Closed njustesen closed 1 month ago
I also tried copying it to my own OneDrive account but it stops after 1 hour of copying (just 6 GB). Even after paying for 1 TB of space. I don't think OneDrive is very suited for sharing this much data. Could you upload it somewhere else @TeaPearce ?
Hmm, thanks for letting me know and sorry about this issue. Let me have a think about the best way forward...
Hello
Any news on this issue ? I have the same problem. Is it possible to make zips of 100gb ?
Hi, thank you for sharing this great dataset. I got the same problem here. Is there any new sharing method available?

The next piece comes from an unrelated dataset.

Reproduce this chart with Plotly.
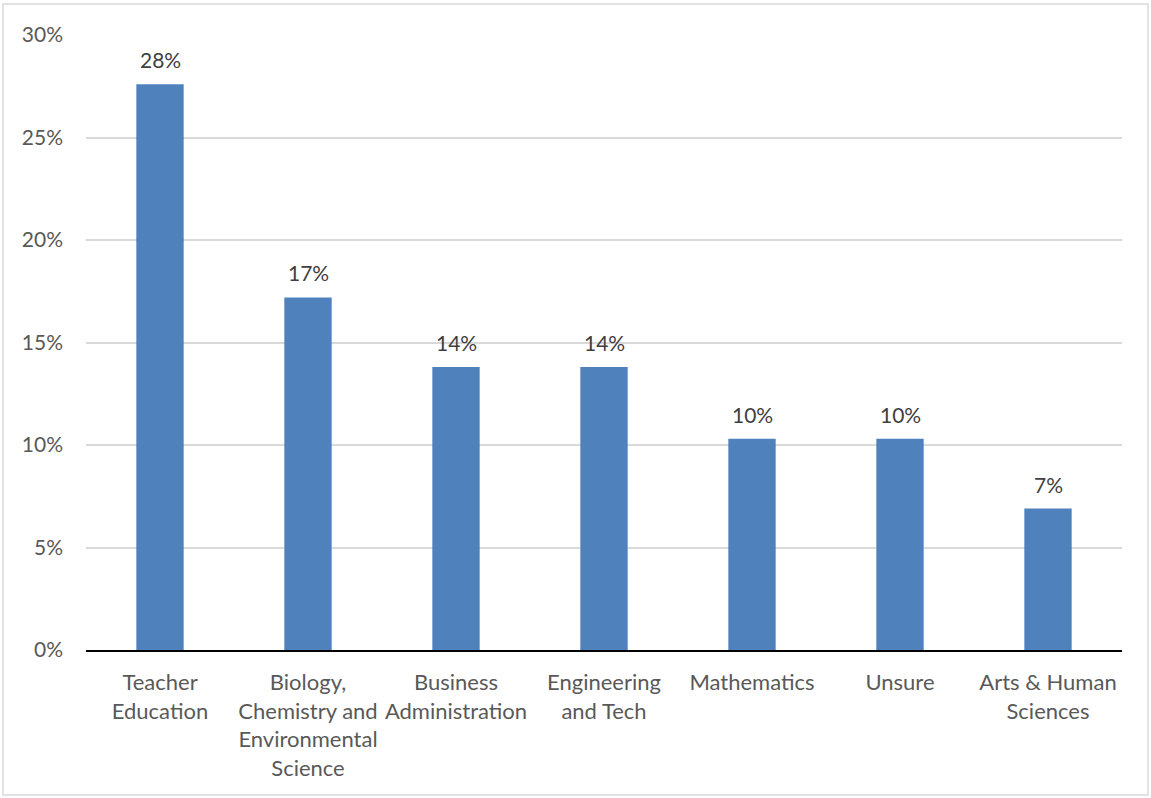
import plotly.graph_objects as go

# Share of respondents by intended field of study
categories = [
    "Teacher<br>Education",
    "Biology,<br>Chemistry and<br>Environmental<br>Science",
    "Business<br>Administration",
    "Engineering<br>and Tech",
    "Mathematics",
    "Unsure",
    "Arts & Human<br>Sciences",
]
shares = [0.276, 0.172, 0.138, 0.138, 0.103, 0.103, 0.069]
y_ticks = [0, 0.05, 0.10, 0.15, 0.20, 0.25, 0.30]

W, H = 1151, 798
ml, mr, mt, mb = 86, 29, 35, 148
pw, ph = W - ml - mr, H - mt - mb

font_family = "Lato, 'Open Sans', sans-serif"

fig = go.Figure(
    go.Bar(
        x=categories,
        y=shares,
        marker=dict(color="#4F81BD", line=dict(width=0)),
        width=0.32,
        hoverinfo="skip",
    )
)

# value labels above each bar
for cat, val in zip(categories, shares):
    fig.add_annotation(
        x=cat, y=val,
        text=f"{val:.0%}",
        showarrow=False,
        yanchor="bottom",
        yshift=10,
        font=dict(size=21, color="#404040", family=font_family),
    )

# outer chart border
fig.add_shape(
    type="rect",
    xref="paper", yref="paper",
    x0=(3 - ml) / pw, x1=(1148 - ml) / pw,
    y0=(H - mb - 795) / ph, y1=(H - mb - 4) / ph,
    line=dict(color="#D9D9D9", width=1.5),
    fillcolor="rgba(0,0,0,0)",
    layer="below",
)

fig.update_layout(
    width=W, height=H,
    margin=dict(l=ml, r=mr, t=mt, b=mb),
    paper_bgcolor="white",
    plot_bgcolor="white",
    showlegend=False,
    font=dict(family=font_family, size=21, color="#595959"),
    xaxis=dict(
        type="category",
        showgrid=False,
        showline=True,
        linecolor="#000000",
        linewidth=1.5,
        ticks="",
        tickangle=0,
        ticklabelstandoff=12,
        tickfont=dict(size=22, color="#595959"),
        fixedrange=True,
    ),
    yaxis=dict(
        range=[0, 0.30],
        tickvals=y_ticks,
        tickformat=".0%",
        showgrid=True,
        gridcolor="#D9D9D9",
        gridwidth=1.5,
        zeroline=False,
        showline=False,
        ticks="",
        ticklabelstandoff=22,
        tickfont=dict(size=21, color="#595959"),
        fixedrange=True,
    ),
)

fig.write_html("out.html")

I actually struggled to find somewhere to host datasets of this size, and resorted to using a personal OneDrive. I suppose currently they have to be downloaded by manually selecting chunks of files of small enough size. I realize this is not ideal. If anyone has ideas about another hosting platform I'd be happy to hear.
Maybe huggingface?
OK, enough people complained about this that I finally got around to reuploading the dataset in a structure that should make downloading less painful. dataset_dm_scraped_dust2_tars contains chunks of 200 files together in .tar format.
Hi @TeaPearce still have troubles downloading individual chunks of dataset_dm_scraped_dust2_tars? Is there a better solution, I vote for hosting on huggingface as well. Thank you!
I can't download file beyond 20GB according to the onedrive setting below
What's the best way to download the scraped dataset? I see this when following the link.